## Goal
Repeat the data below exactly, dropping any pictures it holds.

__________

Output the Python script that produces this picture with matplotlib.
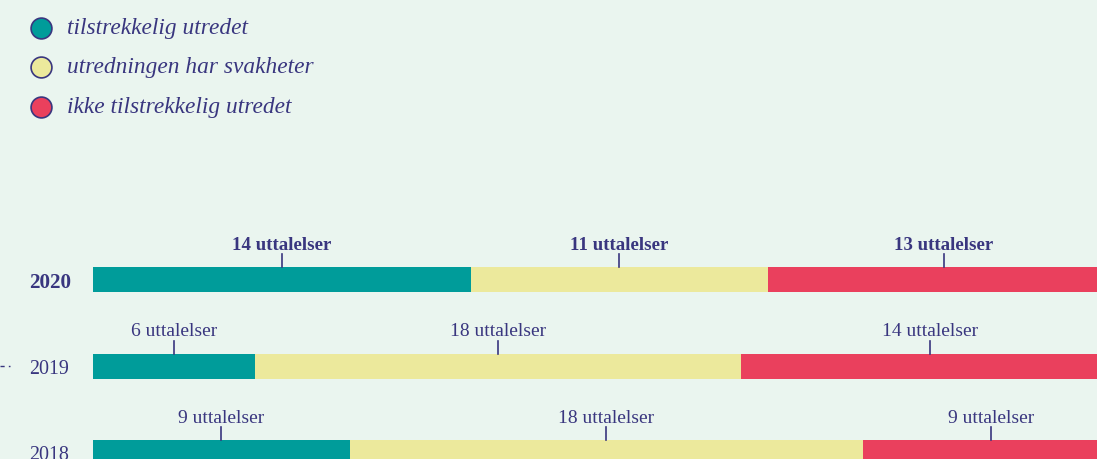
import matplotlib
matplotlib.use('Agg')
import matplotlib.pyplot as plt
import numpy as np

# data
years = ['2020', '2019', '2018']
categories = ['tilstrekkelig utredet', 'utredningen har svakheter', 'ikke tilstrekkelig utredet']
counts = {
    'tilstrekkelig utredet': [14, 6, 9],
    'utredningen har svakheter': [11, 18, 18],
    'ikke tilstrekkelig utredet': [13, 14, 9],
}
colors = ['#009c9a', '#ece99c', '#ea405d']
bg = '#eaf5ef'
ink = '#39367f'

W, H = 1097, 460
fig = plt.figure(figsize=(W / 100, H / 100), dpi=100, facecolor=bg)

# axes: x in percent, 0 -> 93px, 100 -> 1119px (bars run past the right edge)
x0, x1 = 93, 1119
ax = fig.add_axes([x0 / W, 0, (x1 - x0) / W, 1])
ax.set_facecolor('none')
ax.set_xlim(0, 100)
step = 86.5
yc0 = 280.5
ax.set_ylim((H - yc0) / step, -yc0 / step)
ax.axis('off')

data = np.array([counts[c] for c in categories], dtype=float)
totals = data.sum(axis=0)
pct = data / totals * 100
ypos = np.arange(len(years))
bar_h = 25 / step

left = np.zeros(len(years))
for ci, cat in enumerate(categories):
    ax.barh(ypos, pct[ci], left=left, height=bar_h, color=colors[ci],
            edgecolor='none', clip_on=False)
    for yi in range(len(years)):
        cx = left[yi] + pct[ci][yi] / 2
        bold = yi == 0
        top = ypos[yi] - bar_h / 2
        ax.plot([cx, cx], [top - 13 / step, top], color=ink, lw=1.2, clip_on=False)
        ax.text(cx, top - 18 / step, f'{int(data[ci][yi])} uttalelser',
                ha='center', va='baseline', color=ink,
                fontsize=13.6 if bold else 14,
                family='Liberation Serif', fontweight='bold' if bold else 'normal')
    left += pct[ci]

# year labels
for yi, yr in enumerate(years):
    fig.text(29 / W, 1 - (yc0 + 2.5 + yi * step) / H, yr, ha='left', va='center',
             color=ink, fontsize=15.2 if yi == 0 else 14.4, family='Liberation Serif',
             fontweight='bold' if yi == 0 else 'normal')

# little dotted leftover on the left
fig.add_artist(plt.Line2D([0, 10 / W], [1 - 367 / H] * 2, color=ink, lw=1,
                          linestyle=(0, (3, 3))))

# legend
for i, cat in enumerate(categories):
    yy = 1 - (28.5 + i * 39.5) / H
    fig.add_artist(plt.Line2D([40.5 / W], [yy], marker='o', markersize=15,
                              markerfacecolor=colors[i], markeredgecolor=ink,
                              markeredgewidth=1.2, linestyle='none'))
    fig.text(67 / W, yy, cat, ha='left', va='center', color=ink, fontsize=16.8,
             family='Liberation Serif', style='italic')

fig.savefig('out.png', dpi=100, facecolor=bg)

__________

## Solution to this exercise
Output the Python script that produces this picture with matplotlib.
import matplotlib
matplotlib.use('Agg')
import matplotlib.pyplot as plt
import numpy as np

# data
years = ['2020', '2019', '2018']
categories = ['tilstrekkelig utredet', 'utredningen har svakheter', 'ikke tilstrekkelig utredet']
counts = {
    'tilstrekkelig utredet': [14, 6, 9],
    'utredningen har svakheter': [11, 18, 18],
    'ikke tilstrekkelig utredet': [13, 14, 9],
}
colors = ['#009c9a', '#ece99c', '#ea405d']
bg = '#eaf5ef'
ink = '#39367f'

W, H = 1097, 460
fig = plt.figure(figsize=(W / 100, H / 100), dpi=100, facecolor=bg)

# axes: x in percent, 0 -> 93px, 100 -> 1119px (bars run past the right edge)
x0, x1 = 93, 1119
ax = fig.add_axes([x0 / W, 0, (x1 - x0) / W, 1])
ax.set_facecolor('none')
ax.set_xlim(0, 100)
step = 86.5
yc0 = 280.5
ax.set_ylim((H - yc0) / step, -yc0 / step)
ax.axis('off')

data = np.array([counts[c] for c in categories], dtype=float)
totals = data.sum(axis=0)
pct = data / totals * 100
ypos = np.arange(len(years))
bar_h = 25 / step

left = np.zeros(len(years))
for ci, cat in enumerate(categories):
    ax.barh(ypos, pct[ci], left=left, height=bar_h, color=colors[ci],
            edgecolor='none', clip_on=False)
    for yi in range(len(years)):
        cx = left[yi] + pct[ci][yi] / 2
        bold = yi == 0
        top = ypos[yi] - bar_h / 2
        ax.plot([cx, cx], [top - 13 / step, top], color=ink, lw=1.2, clip_on=False)
        ax.text(cx, top - 18 / step, f'{int(data[ci][yi])} uttalelser',
                ha='center', va='baseline', color=ink,
                fontsize=13.6 if bold else 14,
                family='Liberation Serif', fontweight='bold' if bold else 'normal')
    left += pct[ci]

# year labels
for yi, yr in enumerate(years):
    fig.text(29 / W, 1 - (yc0 + 2.5 + yi * step) / H, yr, ha='left', va='center',
             color=ink, fontsize=15.2 if yi == 0 else 14.4, family='Liberation Serif',
             fontweight='bold' if yi == 0 else 'normal')

# little dotted leftover on the left
fig.add_artist(plt.Line2D([0, 10 / W], [1 - 367 / H] * 2, color=ink, lw=1,
                          linestyle=(0, (3, 3))))

# legend
for i, cat in enumerate(categories):
    yy = 1 - (28.5 + i * 39.5) / H
    fig.add_artist(plt.Line2D([40.5 / W], [yy], marker='o', markersize=15,
                              markerfacecolor=colors[i], markeredgecolor=ink,
                              markeredgewidth=1.2, linestyle='none'))
    fig.text(67 / W, yy, cat, ha='left', va='center', color=ink, fontsize=16.8,
             family='Liberation Serif', style='italic')

fig.savefig('out.png', dpi=100, facecolor=bg)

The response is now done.